2. Traverse of Sulakhat summit from north to south — 2A cat. diff. (see Fig. 7)

From the northern summit, left and down into the pass. Then along the ridge (insurance through ledges!) to the control cairn. From the cairn, descend to the right along the crevice to a shelf and along it (piton insurance!) to the next ridge saddle. Then along the ridge to a 30-meter wall. Descend along it to the ridge. From the ridge, descend to the right to a shelf and then along the ridge to the base of the South summit. Ascent to the South summit along the ridge. Descent from the South summit to the right along a gully (insurance!) to a shelf and along it to exit to a narrow snow patch in a couloir. Then along the couloir (insurance!) to a large snowfield and down it. Then exit left along grassy slopes and scree to a trail and along it to the bivouac. The route from bivouac to traverse and back to bivouac takes 8–9 hours.

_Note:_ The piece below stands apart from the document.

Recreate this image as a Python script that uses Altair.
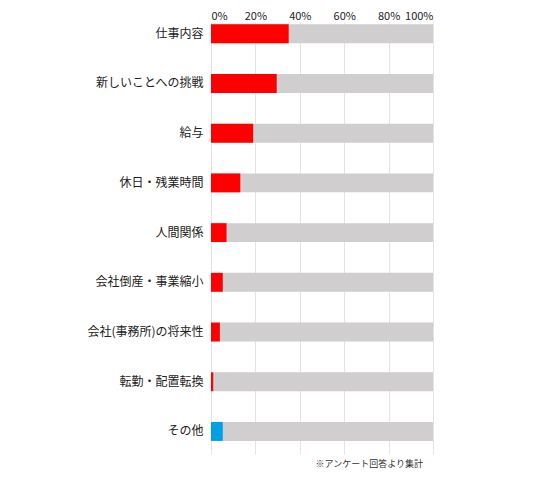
import altair as alt
import pandas as pd

categories = ["仕事内容", "新しいことへの挑戦", "給与", "休日・残業時間", "人間関係",
              "会社倒産・事業縮小", "会社(事務所)の将来性", "転勤・配置転換", "その他"]
values = [35, 29.6, 19, 13.2, 7, 5.3, 4, 1, 5.3]
bar_colors = ["#ff0000"] * 8 + ["#00a0e9"]
x_ticks = [0, 20, 40, 60, 80, 100]
footnote = "※アンケート回答より集計"

df = pd.DataFrame({"cat": categories, "val": values, "color": bar_colors, "full": [100] * len(categories)})

FONT = "Noto Sans CJK JP"

y_enc = alt.Y("cat:N", sort=categories,
              scale=alt.Scale(paddingInner=0.62, paddingOuter=0.155, align=0.15),
              axis=alt.Axis(title=None, domain=False, ticks=False, labelPadding=8,
                            labelFont=FONT, labelFontSize=12, labelColor="#222", grid=False))
x_scale = alt.Scale(domain=[0, 100], nice=False)

bg = alt.Chart(df).mark_bar(color="#d0cecf").encode(
    x=alt.X("full:Q", scale=x_scale,
            axis=alt.Axis(orient="top", values=x_ticks, title=None, domain=False, ticks=False, tickSize=0,
                          labelPadding=1, labelExpr="datum.value + '%'", labelFont=FONT,
                          labelFontSize=11, labelColor="#222", grid=True, gridColor="#e3e3e3",
                          gridWidth=1)),
    y=y_enc,
)
fg = alt.Chart(df).mark_bar().encode(
    x=alt.X("val:Q", scale=x_scale),
    y=alt.Y("cat:N", sort=categories),
    color=alt.Color("color:N", scale=None),
)

chart = alt.layer(bg, fg).properties(
    width=222, height=432,
    autosize=alt.AutoSizeParams(type="none"),
    padding={"left": 203, "top": 14, "right": 40, "bottom": 15},
    title=alt.TitleParams(text=footnote, orient="bottom", anchor="end", fontSize=9,
                          fontWeight="normal", font=FONT, color="#333", offset=6, dx=-10),
).configure_view(stroke=None)

chart.save("out.html", embed_options={"renderer": "svg", "actions": False})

Recommendations for climbers

  1. Number of participants in a group — no more than 8 people.
  2. Initial bivouac — lower Sulakhatskaya nochevka.
  3. Departure time from bivouac — no later than 5:00.
  4. Special equipment for a group of 4 people: a) main rope — 2×30 m; b) expendable cordelette — 2–3 m; c) rock pitons — 4; d) ice pitons — 3 (in the second half of summer); e) rock hammers — 2; f) carabiners — 8; g) crampons 4 pairs (in the second half of summer).
  5. Possible bivouac locations on the North, Central summits and under the South summit.